En Latinoamérica, los ideales de supremacía masculina se conocen como machismo. En toda Latinoamérica, a los hombres se les exige ser machos —es decir, valientes, sexualmente agresivos, viriles y dominantes sobre las mujeres—. En casa, controlan el dinero a sus mujeres, comen primero, esperan obediencia inmediata de sus hijos, especialmente de sus hijas, van y vienen a su antojo, y toman decisiones que la familia entera debe seguir sin discusión. «Llevan los pantalones», o al menos eso piensan ellos. Sin embargo, como May Díaz ha demostrado en su estudio sobre Tonalá, un pequeño pueblo cerca de Guadalajara, México, existen importantes discrepancias entre machismo como un ideal masculino y machismo como práctica real en el seno de la familia. Aunque las mujeres, aparentemente, parecen aceptar el ser dominadas por sus padres, maridos y hermanos mayores, poseen ciertas estrategias para superar el control del nombre y para salirse con la suya.
Una de esas estrategias es enfrentar a un macho con otro. El caso de Lupita, una joven soltera tonalá, ilustra cómo funciona.
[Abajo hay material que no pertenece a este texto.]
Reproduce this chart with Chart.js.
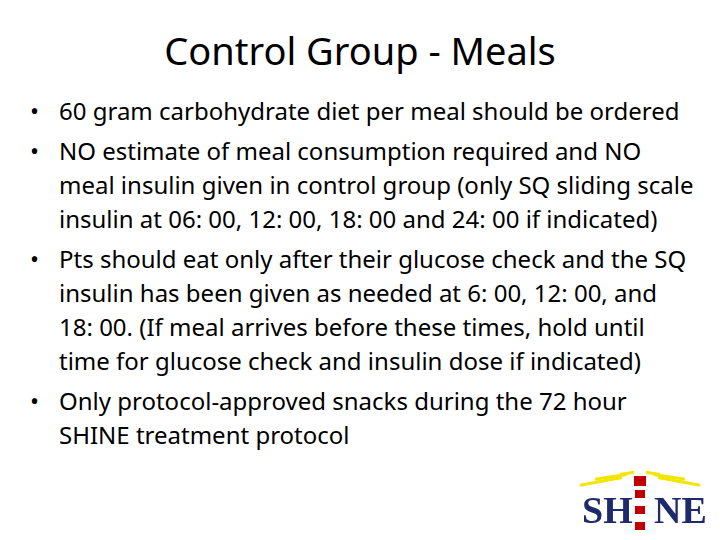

Un día, el hermano casado de Lupita la vio hablando con un joven a través de la ventana de la fachada de su casa. El hermano le preguntó quién era el chico, pero Lupita se negó a decírselo, temiendo que su hermano se lo dijera al padre y le convenciera para que pusiese fin al romance. Lupita decidió manipular las reglas del machismo en su propio beneficio. Mientras ayudaba a su madre a preparar la cena, Lupita se quejó de que la mujer de su hermano era una cotilla y había obligado a su hermano a entrometerse en sus asuntos. Lupita sabía que esto provocaría una respuesta de solidaridad por parte de su madre (más solidaria que si hubiese protestado directamente acerca de su hermano). Ella sabía que su madre estaba en contra de su nuera, que había conseguido mucha influencia sobre el hermano de Lupita y se había interpuesto entre madre e hijo. Esa noche, tan pronto como el padre se sentó a cenar, la madre de Lupita empezó a reñirle por dejar que su hijo se adueñara de su autoridad y por no llevar los pantalones en la familia. Esto hizo que el padre no escuchara lo que su hijo le iba a decir sobre Lupita y se marchó de casa tan pronto como acabó de comer, sin prohibir a Lupita continuar con sus planes de conseguir un pretendiente. De esa forma Lupita y su madre consiguieron sus fines, a pesar de su falta de poder, apelando a la misma norma que supuestamente les priva del poder —un padre debería ser el jefe de su propia casa (Díaz, 1966:85-87).
El reparto de poder entre los sexos rara vez consiste simplemente en que las mujeres estén a merced de los hombres (o viceversa). Como demuestran los estudios realizados sobre Trobriand y Tonalá, los antropólogos varones en el pasado puede que no hayan comprendido los aspectos más sutiles de las jerarquías sexuales. Sin embargo, no debemos caer en la trampa de minimizar las auténticas diferencias de poder que conllevan muchas jerarquías sexuales, poniendo demasiado énfasis en la habilidad de los subordinados para manipular el sistema en su favor. Todos sabemos que, a veces, los esclavos pueden superar a sus amos, que los soldados pueden frustrar a sus generales y que los niños pueden tomar a sus padres como criados. La habilidad para amortiguar los efectos de la desigualdad institucionalizada no es lo mismo que la igualdad institucionalizada.